San Francisco Police Reports Data

How to query public data sets using BigQuery

BigQuery is a fully managed data warehouse and analytics platform. Public datasets are available for you to analyze using SQL queries. You can access BigQuery public data sets using the web UI the command-line tool, or by making calls to the BigQuery REST API using a variety of client libraries such as Java, .NET, or Python.

To get started using a BigQuery public dataset, create or select a project. The first terabyte of data processed per month is free, so you can start querying public datasets without enabling billing. If you intend to go beyond the free tier, you should also enable billing.

  1. Sign in to your Google account.

    If you don't already have one, sign up for a new account.

  2. Select or create a Cloud Platform project.

    Go to the Manage resources page

  3. Enable billing for your project.

    Enable billing

  4. BigQuery is automatically enabled in new projects. To activate BigQuery in a pre-existing project, Enable the BigQuery API.

    Enable the API

Dataset overview

This data includes incidents from the San Francisco Police Department (SFPD) Crime Incident Reporting system, from January 2003 until the present (2 weeks ago from current date). The dataset is updated daily. Please note: the SFPD has implemented a new system for tracking crime. This dataset is still sourced from the old system, which is in the process of being retired (a multi-year process).

You can start exploring this data in the BigQuery console:

Go to SF Police Reports data

Sample queries

Here are some examples of SQL queries you can run on this data in BigQuery.

These samples use BigQuery’s support for standard SQL. Use the #standardSQL tag to let BigQuery know you want to use standard SQL. For more information about the #standardSQL prefix, see Setting a query prefix.

Which category of police incidents have historically been the most common in San Francisco?

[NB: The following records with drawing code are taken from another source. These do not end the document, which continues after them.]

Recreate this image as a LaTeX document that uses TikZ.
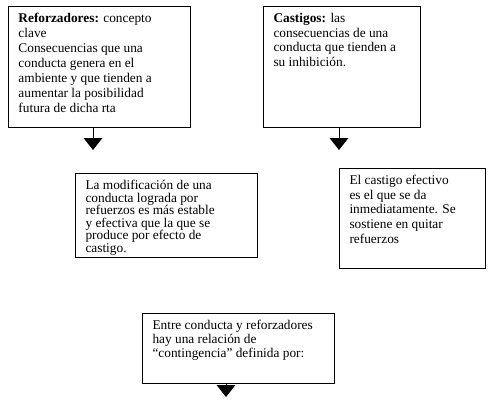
\documentclass[tikz,border=0pt]{standalone}
\usepackage{fontspec}
\setmainfont{Liberation Serif}
\usepackage{tikz}
\usetikzlibrary{arrows.meta,positioning,calc}

\newcommand{\textocaja}[3]{\parbox[t][#2][t]{#1}{\raggedright #3}}

\begin{document}
\begin{tikzpicture}[
    x=0.75pt, y=-0.75pt,
    caja/.style={draw, line width=0.75pt, anchor=north west, inner xsep=7.5pt, inner ysep=5pt, font=\fontsize{10}{#1}\selectfont},
    flecha/.style={-{Triangle[width=14pt, length=9pt]}, line width=0.75pt}
]
    \useasboundingbox (0,0) rectangle (491,400);

    \node[caja=11.3pt] (refuerzo) at (8,6) {\textocaja{121.5pt}{80.75pt}{\textbf{Reforzadores:} concepto\\clave\\Consecuencias que una\\conducta genera en el\\ambiente y que tienden a\\aumentar la posibilidad\\futura de dicha rta}};
    \node[caja=11pt] (castigo) at (263,6) {\textocaja{102.75pt}{80.75pt}{\textbf{Castigos:} las\\consecuencias de una\\conducta que tienden a\\su inhibición.}};
    \node[caja=9.45pt] (estable) at (75,173) {\textocaja{121.5pt}{53pt}{La modificación de una\\conducta lograda por\\refuerzos es más estable\\y efectiva que la que se\\produce por efecto de\\castigo.}};
    \node[caja=11pt] (efectivo) at (339,168) {\textocaja{94.5pt}{65pt}{El castigo efectivo\\es el que se da\\inmediatamente. Se\\sostiene en quitar\\refuerzos}};
    \node[caja=10.5pt] (contingencia) at (142,313) {\textocaja{129pt}{42.5pt}{Entre conducta y reforzadores\\hay una relación de\\“contingencia” definida por:}};

    % flechas sueltas
    \coordinate (f1) at (93,150);
    \coordinate (f2) at (339,150);
    \coordinate (f3) at (226,397);
    \draw[flecha] (f1 |- refuerzo.south) -- (f1);
    \draw[flecha] (f2 |- castigo.south) -- (f2);
    \draw[flecha] (f3 |- contingencia.south) -- (f3);
\end{tikzpicture}
\end{document}
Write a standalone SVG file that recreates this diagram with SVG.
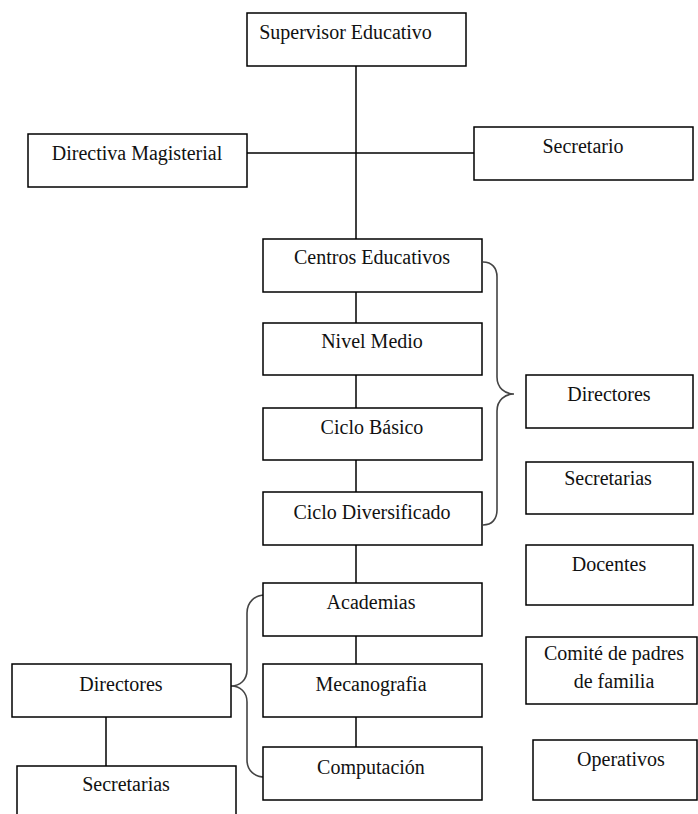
<svg xmlns="http://www.w3.org/2000/svg" width="698" height="814" viewBox="0 0 698 814">
<style>
rect{fill:#fff;stroke:#000;stroke-width:1.5}
text{font-family:'Liberation Serif','Times New Roman',serif;font-size:20px;fill:#111;text-anchor:middle}
.c line{stroke:#000;stroke-width:1.5}
.c path{fill:none;stroke:#444;stroke-width:1.6}
</style>
<rect x="0" y="0" width="698" height="814" style="stroke:none"/>
<g class="c" id="connectors">
<line x1="356" y1="66" x2="356" y2="239"/>
<line x1="247" y1="153" x2="474" y2="153"/>
<line x1="356" y1="292" x2="356" y2="323"/>
<line x1="356" y1="375" x2="356" y2="408"/>
<line x1="356" y1="460" x2="356" y2="492"/>
<line x1="356" y1="545" x2="356" y2="583"/>
<line x1="356" y1="636" x2="356" y2="664"/>
<line x1="356" y1="717" x2="356" y2="747"/>
<line x1="106" y1="717" x2="106" y2="766"/>
<path d="M483,262 C492,262 497,268 497,277 L497,377 C497,388 505,394 514,394 C505,394 497,400 497,411 L497,510 C497,519 492,525 483,525"/>
<path d="M265,595 C255,595 247,602 247,613 L247,670 C247,680 240,686 231,686 C240,686 247,692 247,702 L247,760 C247,771 255,777 265,777"/>
</g>
<g font-family="Liberation Serif, serif">
<g id="supervisor"><rect x="247" y="13" width="219" height="53"/><text x="345.5" y="39">Supervisor Educativo</text></g>
<g id="directiva"><rect x="28" y="134" width="219" height="53"/><text x="137" y="160">Directiva Magisterial</text></g>
<g id="secretario"><rect x="474" y="127" width="219" height="53"/><text x="583" y="153">Secretario</text></g>
<g id="centros"><rect x="263" y="239" width="219" height="53"/><text x="372" y="264">Centros Educativos</text></g>
<g id="nivel"><rect x="263" y="323" width="219" height="52"/><text x="372" y="348">Nivel Medio</text></g>
<g id="basico"><rect x="263" y="408" width="219" height="52"/><text x="372" y="434">Ciclo Básico</text></g>
<g id="diversificado"><rect x="263" y="492" width="219" height="53"/><text x="372" y="519">Ciclo Diversificado</text></g>
<g id="academias"><rect x="263" y="583" width="219" height="53"/><text x="371" y="609">Academias</text></g>
<g id="mecanografia"><rect x="263" y="664" width="219" height="53"/><text x="371" y="691">Mecanografia</text></g>
<g id="computacion"><rect x="263" y="747" width="219" height="53"/><text x="371" y="774">Computación</text></g>
<g id="directores-izq"><rect x="12" y="664" width="219" height="53"/><text x="121" y="691">Directores</text></g>
<g id="secretarias-izq"><rect x="17" y="766" width="219" height="60"/><text x="126" y="791">Secretarias</text></g>
<g id="directores-der"><rect x="526" y="375" width="167" height="53"/><text x="609" y="401">Directores</text></g>
<g id="secretarias-der"><rect x="526" y="462" width="167" height="52"/><text x="608" y="485">Secretarias</text></g>
<g id="docentes"><rect x="526" y="545" width="167" height="60"/><text x="609" y="571">Docentes</text></g>
<g id="comite"><rect x="526" y="637" width="171" height="67"/><text x="614" y="660">Comité de padres</text><text x="614" y="688">de familia</text></g>
<g id="operativos"><rect x="533" y="740" width="164" height="60"/><text x="621" y="766">Operativos</text></g>
</g>
</svg>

This query groups by the category column to show the most common incidents since 2003.

Web UI

Open the following query in the Web UI

#standardSQL
SELECT
  category,
  count(*) as incident_count
FROM
  `bigquery-public-data.san_francisco.sfpd_incidents`
GROUP BY
  category
ORDER BY
  incident_count DESC
LIMIT
  10

Command-line

bq query --use_legacy_sql=false '
SELECT
  category,
  count(*) as incident_count
FROM
  `bigquery-public-data.san_francisco.sfpd_incidents`
GROUP BY
  category
ORDER BY
  incident_count DESC
LIMIT
  10'

The results are shown here:

+------------------------+-------------------+
| category               | Incident_count    |
+------------------------+-------------------+
| LARCENY/THEFT          | 424697            |
| OTHER OFFENSES         | 287776            |
| NON-CRIMINAL           | 217741            |
| ASSAULT                | 178106            |
| VEHICLE THEFT          | 120175            |
| DRUG/NARCOTIC          | 115311            |
| VANDALISM              | 104786            |
| WARRANTS               | 95207             |
| BURGLARY               | 84335             |
| SUSPICIOUS OCC         | 73339             |
+------------------------+-------------------+

What were the most common police incidents in the category of LARCENY/THEFT in 2016?

Using the most common category of incident from the above query, this next query finds the most common incident within that category in a specific year - 2016.

Web UI

Open the following query in the Web UI

#standardSQL
SELECT
  descript,
  COUNT(*) AS incident_count_2016
FROM
  `bigquery-public-data.san_francisco.sfpd_incidents`
WHERE
  category="LARCENY/THEFT"
  AND EXTRACT(YEAR FROM timestamp) = 2016
GROUP BY
  descript
ORDER BY
  incident_count_2016 DESC
LIMIT
  10

Command-line

bq query --use_legacy_sql=false '
SELECT
  descript,
  COUNT(*) AS incident_count_2016
FROM
  `bigquery-public-data.san_francisco.sfpd_incidents`
WHERE
  category="LARCENY/THEFT"
  AND EXTRACT(YEAR FROM timestamp) = 2016
GROUP BY
  descript
ORDER BY
  incident_count_2016 DESC
LIMIT
  10'

The results are shown here:

+--------------------------------+----------------------+
| descript                       | Incident_count_2016  |
+--------------------------------+----------------------+
| GRAND THEFT FROM LOCKED AUTO   | 17723                |
| PETTY THEFT OF PROPERTY        | 4403                 |
| PETTY THEFT FROM LOCKED AUTO   | 3993                 |
| GRAND THEFT OF PROPERTY        | 2189                 |
| GRAND THEFT FROM UNLOCKED AUTO | 1912                 |
| PETTY THEFT FROM A BUILDING    | 1856                 |
| PETTY THEFT SHOPLIFTING        | 1697                 |
| GRAND THEFT FROM PERSON        | 1457                 |
| GRAND THEFT FROM A BUILDING    | 1101                 |
| GRAND THEFT PICKPOCKET         | 840                  |
+------------------------+------------------------------+

Which non-criminal incidents saw the biggest reporting change from 2015 to 2016?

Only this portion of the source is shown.